Recent gubernatorial elections are a concrete example of this new political dynamic. The recent election in Primorye Krai was cancelled after blatant voter fraud that pushed the local United Russia candidate over the line. Central authorities moved to prevent the “victorious” Communist Party candidate from participating in repeat elections, while the acting governor appointed after the debacle then ran and won as an independent candidate. While no one should expect him to be an oppositional stalwart, he derives some of his legitimacy from his independence, and will have to demonstrate it. While the Communist Party did not contest being muscled out of victory in Primorye, that appears to have been more of a horse trade than acquiescence: In the Siberian republic of Khakassia, the Communist candidate was allowed to take power unopposed after a first round vote. That result spurred Kremlin discussions on running trustworthy opposition candidates in places where United Russia is unpopular to avoid further embarrassment. (It also ended the 17-year Senate tenure of the best haircut in Russian politics.)
Russia’s political friction can also be seen in the Kremlin’s use of local referenda to make a populist end run around traditional politics altogether. A recent campaign saw a series of local votes to rename airports. Though perhaps of more cultural significance than political, the strategy marks a means to head off apathy among voters—low turnout makes elections, even falsified ones, feel illegitimate—while avoiding the horse-trading that the use of traditional political channels might require. Popular referenda also have the benefit of keeping United Russia out of news, its powder dry for further unpopular policies should the need arise. However, a turn to direct democracy has costs of its own, and requires just as much curation as traditional electoral politics do.

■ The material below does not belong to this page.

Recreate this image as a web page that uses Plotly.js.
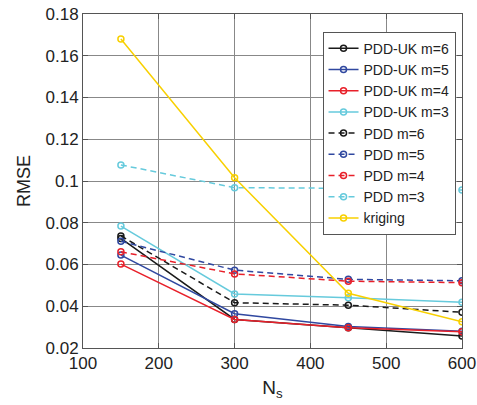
<!DOCTYPE html>
<html>
<head>
<meta charset="utf-8">
<script src="https://cdn.plot.ly/plotly-3.0.1.min.js"></script>
<style>html,body{margin:0;padding:0;background:#fff;}#chart{width:477px;height:405px;}</style>
</head>
<body>
<div id="chart"></div>
<script>
const Ns = [150, 300, 450, 600];
const pddUk6 = [0.0725, 0.0337, 0.0297, 0.0257];
const pddUk5 = [0.0645, 0.0364, 0.0303, 0.0280];
const pddUk4 = [0.0602, 0.0337, 0.0297, 0.0278];
const pddUk3 = [0.0784, 0.0459, 0.0441, 0.0419];
const pdd6 = [0.0737, 0.0417, 0.0405, 0.0371];
const pdd5 = [0.0711, 0.0573, 0.0529, 0.0522];
const pdd4 = [0.0661, 0.0555, 0.0520, 0.0513];
const pdd3 = [0.1077, 0.0968, 0.0965, 0.0957];
const kriging = [0.168, 0.1016, 0.0462, 0.0326];

const names = ['PDD-UK m=6','PDD-UK m=5','PDD-UK m=4','PDD-UK m=3','PDD m=6','PDD m=5','PDD m=4','PDD m=3','kriging'];
const series = [pddUk6, pddUk5, pddUk4, pddUk3, pdd6, pdd5, pdd4, pdd3, kriging];
const colors = ['#1a1a1a','#3048a0','#e8202a','#66cadc','#1a1a1a','#3048a0','#e8202a','#66cadc','#f8d000'];
const dashes = ['solid','solid','solid','solid','6px,4px','6px,4px','6px,4px','6px,4px','solid'];

const traces = series.map((s, i) => ({
  x: Ns, y: s, name: names[i], type: 'scatter', mode: 'lines+markers',
  line: {color: colors[i], width: 1.5, dash: dashes[i]},
  marker: {symbol: 'circle-open', size: 6, color: colors[i], line: {width: 1.5, color: colors[i]}}
}));

const layout = {
  width: 477, height: 405,
  margin: {l: 83, r: 15, t: 14, b: 57, pad: 0},
  paper_bgcolor: '#fff', plot_bgcolor: '#fff',
  font: {family: 'Liberation Sans, Arial, sans-serif', color: '#222', size: 17},
  showlegend: true,
  legend: {x: 0.632, y: 0.947, xanchor: 'left', yanchor: 'top', bgcolor: '#fff',
    bordercolor: '#555', borderwidth: 1, font: {size: 14, color: '#222'}, itemwidth: 30, tracegroupgap: 0},
  xaxis: {
    range: [100, 600], tickvals: [100,200,300,400,500,600], ticks: 'inside', ticklen: 5,
    tickcolor: '#555', showline: true, linecolor: '#555', linewidth: 1, mirror: 'ticks',
    showgrid: true, gridcolor: '#888', gridwidth: 1, zeroline: false, ticklabeloverflow: 'allow',
    tickfont: {size: 17, color: '#222'},
    title: {text: 'N<sub>s</sub>', font: {size: 19, color: '#222'}, standoff: 8}
  },
  yaxis: {
    range: [0.02, 0.18], tickvals: [0.02,0.04,0.06,0.08,0.1,0.12,0.14,0.16,0.18],
    ticktext: ['0.02','0.04','0.06','0.08','0.1','0.12','0.14','0.16','0.18'],
    ticks: 'inside', ticklen: 5, tickcolor: '#555', showline: true, linecolor: '#555', linewidth: 1, mirror: 'ticks',
    showgrid: true, gridcolor: '#888', gridwidth: 1, zeroline: false, ticklabeloverflow: 'allow',
    tickfont: {size: 17, color: '#222'},
    title: {text: 'RMSE', font: {size: 18, color: '#222'}, standoff: 10}
  }
};
Plotly.newPlot('chart', traces, layout, {displayModeBar: false, staticPlot: true});
</script>
</body>
</html>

Russia is not on the cusp of becoming a pluralist democracy, but its politics are becoming ever so slightly more “normal.” However, in a carefully curated political system, more “normal” means more difficult and expensive to manage. With regards to foreign policy, then, the argument that Putin is about to personally gobble up Ukraine to avoid his imminent overthrow lacks nuance. It is more the case that with the costs of doing political business in the domestic arena increased, Putin and his team may find it easier to engage abroad, escalating where the opportunity arises to achieve the right optics. That likelihood is compounded by Putin’s consistently demonstrated preference for avoiding “boring” domestic politics; he would much rather deal with advanced missile tests than labor issues. The key question looming over this next, and probably last, term is whether he is able to enjoy that luxury.